• [Given information]
------------

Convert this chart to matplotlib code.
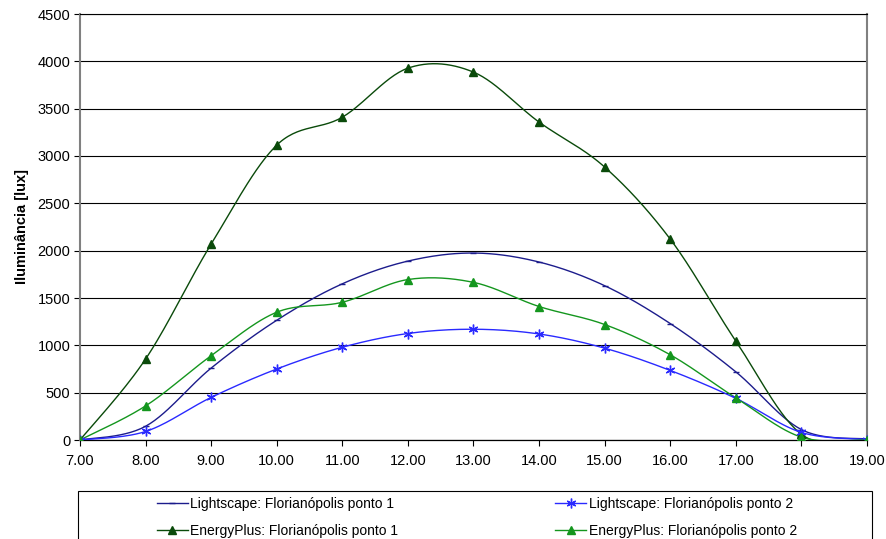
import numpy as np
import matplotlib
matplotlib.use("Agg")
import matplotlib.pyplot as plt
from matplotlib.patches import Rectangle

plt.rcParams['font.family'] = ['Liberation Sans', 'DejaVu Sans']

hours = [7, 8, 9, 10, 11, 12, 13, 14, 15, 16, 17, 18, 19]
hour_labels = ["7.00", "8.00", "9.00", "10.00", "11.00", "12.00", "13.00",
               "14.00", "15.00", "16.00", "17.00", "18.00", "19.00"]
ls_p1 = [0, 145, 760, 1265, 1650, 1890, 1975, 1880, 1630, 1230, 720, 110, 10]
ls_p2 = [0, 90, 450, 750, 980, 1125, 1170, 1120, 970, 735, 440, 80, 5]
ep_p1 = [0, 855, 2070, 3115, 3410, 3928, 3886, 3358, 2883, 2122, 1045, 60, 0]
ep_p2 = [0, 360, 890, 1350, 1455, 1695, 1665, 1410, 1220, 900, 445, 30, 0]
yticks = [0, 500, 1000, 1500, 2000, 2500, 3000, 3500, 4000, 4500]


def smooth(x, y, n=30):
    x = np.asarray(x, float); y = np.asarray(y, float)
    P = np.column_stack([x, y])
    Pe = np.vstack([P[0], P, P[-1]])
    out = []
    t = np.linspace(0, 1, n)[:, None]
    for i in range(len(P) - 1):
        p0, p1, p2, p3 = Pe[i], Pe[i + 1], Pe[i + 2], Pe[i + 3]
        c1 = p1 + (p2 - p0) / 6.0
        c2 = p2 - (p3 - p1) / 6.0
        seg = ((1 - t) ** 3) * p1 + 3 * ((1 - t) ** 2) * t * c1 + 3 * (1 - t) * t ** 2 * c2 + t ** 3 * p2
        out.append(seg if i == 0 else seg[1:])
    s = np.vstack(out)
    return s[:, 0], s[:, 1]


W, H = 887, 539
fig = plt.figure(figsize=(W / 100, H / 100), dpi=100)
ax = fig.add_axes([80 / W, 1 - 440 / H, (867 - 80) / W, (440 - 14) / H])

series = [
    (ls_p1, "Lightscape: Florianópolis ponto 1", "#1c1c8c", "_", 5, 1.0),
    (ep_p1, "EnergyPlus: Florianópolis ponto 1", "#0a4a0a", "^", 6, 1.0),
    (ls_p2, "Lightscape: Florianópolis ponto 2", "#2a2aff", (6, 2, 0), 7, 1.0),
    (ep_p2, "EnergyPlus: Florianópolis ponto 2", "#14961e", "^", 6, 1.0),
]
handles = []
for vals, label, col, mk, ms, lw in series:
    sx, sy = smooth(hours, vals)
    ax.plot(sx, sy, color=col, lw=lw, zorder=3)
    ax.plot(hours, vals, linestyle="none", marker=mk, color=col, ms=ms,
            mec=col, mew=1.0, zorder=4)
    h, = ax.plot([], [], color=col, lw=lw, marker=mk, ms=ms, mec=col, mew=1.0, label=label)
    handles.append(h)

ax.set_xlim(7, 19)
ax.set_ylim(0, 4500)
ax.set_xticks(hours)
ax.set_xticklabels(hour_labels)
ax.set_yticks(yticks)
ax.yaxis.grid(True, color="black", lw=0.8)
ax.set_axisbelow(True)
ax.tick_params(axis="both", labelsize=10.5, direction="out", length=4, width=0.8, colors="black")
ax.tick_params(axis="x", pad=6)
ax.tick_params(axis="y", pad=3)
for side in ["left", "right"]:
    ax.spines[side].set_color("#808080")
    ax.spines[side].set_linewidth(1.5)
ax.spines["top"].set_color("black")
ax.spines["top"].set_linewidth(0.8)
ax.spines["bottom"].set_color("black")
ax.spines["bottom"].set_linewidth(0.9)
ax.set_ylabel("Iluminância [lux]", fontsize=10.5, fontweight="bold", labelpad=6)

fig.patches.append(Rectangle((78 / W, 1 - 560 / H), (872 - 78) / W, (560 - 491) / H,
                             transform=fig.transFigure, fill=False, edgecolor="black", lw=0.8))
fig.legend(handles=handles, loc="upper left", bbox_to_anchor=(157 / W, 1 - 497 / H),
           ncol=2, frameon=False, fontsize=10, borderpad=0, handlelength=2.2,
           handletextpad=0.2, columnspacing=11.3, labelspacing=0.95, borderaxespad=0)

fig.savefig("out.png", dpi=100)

------------

• [What to work on] Without the pictures, please reproduce each line of the listing above exactly, from the first one through the line bearing "plt.rcParams['font.family'] = ['Liberation".

• [Exercise response]
Convert this chart to matplotlib code.
import numpy as np
import matplotlib
matplotlib.use("Agg")
import matplotlib.pyplot as plt
from matplotlib.patches import Rectangle

plt.rcParams['font.family'] = ['Liberation Sans', 'DejaVu Sans']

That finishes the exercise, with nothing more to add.